ValueError: Must be more than the meaning of life!

Converters in Attrs

Converters are used for the sanitisation of the input data when creating classes. If we want to support our users to create our parameters which are intended to be integers, we can santise this input with converters. This let's our classes be much more flexible with our users while still keeping stability in the typing behind the parameters.

In [6]:
import attr

@attr.s
class ConvertedData:
    x: float = attr.ib(default=None,converter=int)
    y: float = attr.ib(default=None)
    kwargs: typing.Dict = attr.ib(default=None)

    @x.validator
    def more_than_the_meaning_of_life(self, attribute, value):
        if not value >= 42:
            raise ValueError("Must be more than the meaning of life!")

test_data_point_1 = ConvertedData(42)

print(test_data_point_1)

test_data_point_2 = ConvertedData("42")

print(test_data_point_2)
ConvertedData(x=42, y=None, kwargs=None)
ConvertedData(x=42, y=None, kwargs=None)

Programmatic Creation of Attrs

In some cases you may want to create classes programmatically, well attrs doesn't let us down and provides a method for us! We can easily just pass a dictionary of all the parameters we need.

In [7]:
ProgrammaticData = attr.make_class("Data",
                            {'x': attr.ib(default=None),
                            'y': attr.ib(default=None),
                            'kwargs': attr.ib(default=None)}
                            )

print(Data())
print(ProgrammaticData())
Data(x=None, y=None, kwargs=None)
Data(x=None, y=None, kwargs=None)

PyDantic Dataclasses

Pydantic is a python package for data validation and settings management using python type annotations. Perfect, this is what we were trying to do with dataclasses and attrs. Even more so pydantic provides a dataclass decorator to enable data validation on our dataclasses. This enables us to create extensible classes with data validation even easier than attrs!
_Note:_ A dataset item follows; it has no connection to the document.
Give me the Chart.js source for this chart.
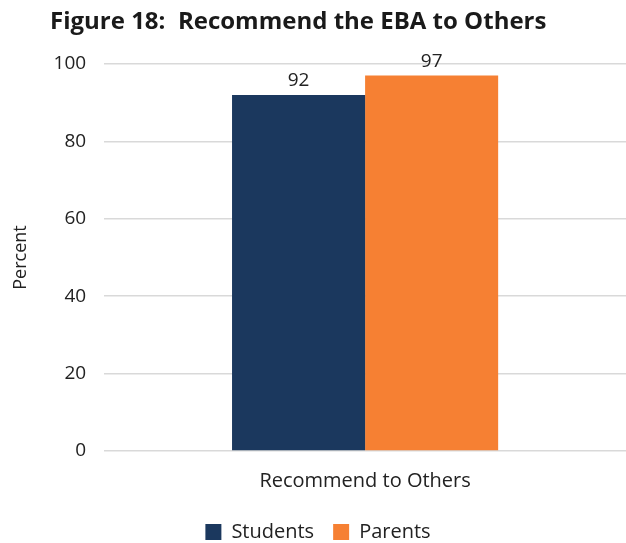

The biggest benefit here, is now, by default the type annotations are enforced at runtime and any invalid data raises a nicely formatted error.

In [8]:
from pydantic.dataclasses import dataclass
import typing

@dataclass
class Data:
    x: float = None
    y: float = None
    kwargs: typing.Dict = None

class_tester(Data)
Repr/str dunder method representation: Data(x=None, y=None, kwargs=None)
Equality dunder method (using ==) (should be True if implemented): True
Equality dunder method (using is) (should be True if implemented): False

pydantic also automatically implements conversion & data validation, let's test this out.

In [9]:
test_data_point = Data(x='123')
print(test_data_point)
Data(x='t')
Data(x=123.0, y=None, kwargs=None)
---------------------------------------------------------------------------
ValidationError                           Traceback (most recent call last)
<ipython-input-9-67163ff1f554> in <module>
      1 test_data_point = Data(x='123')
      2 print(test_data_point)
----> 3 Data(x='t')

<string> in __init__(self, x, y, kwargs)

c:\Users\jackm\Documents\GitHub\jackmckew.dev\drafts\2020\dataclasses-vs-attrs\.env\lib\site-packages\pydantic\dataclasses.cp38-win_amd64.pyd in pydantic.dataclasses._process_class._pydantic_post_init()

ValidationError: 1 validation error for Data
x
  value is not a valid float (type=type_error.float)

As we can see above, it gives the developers a nicely formatted error message when the data validation failed, and smoothly sanitises the input when it needs to.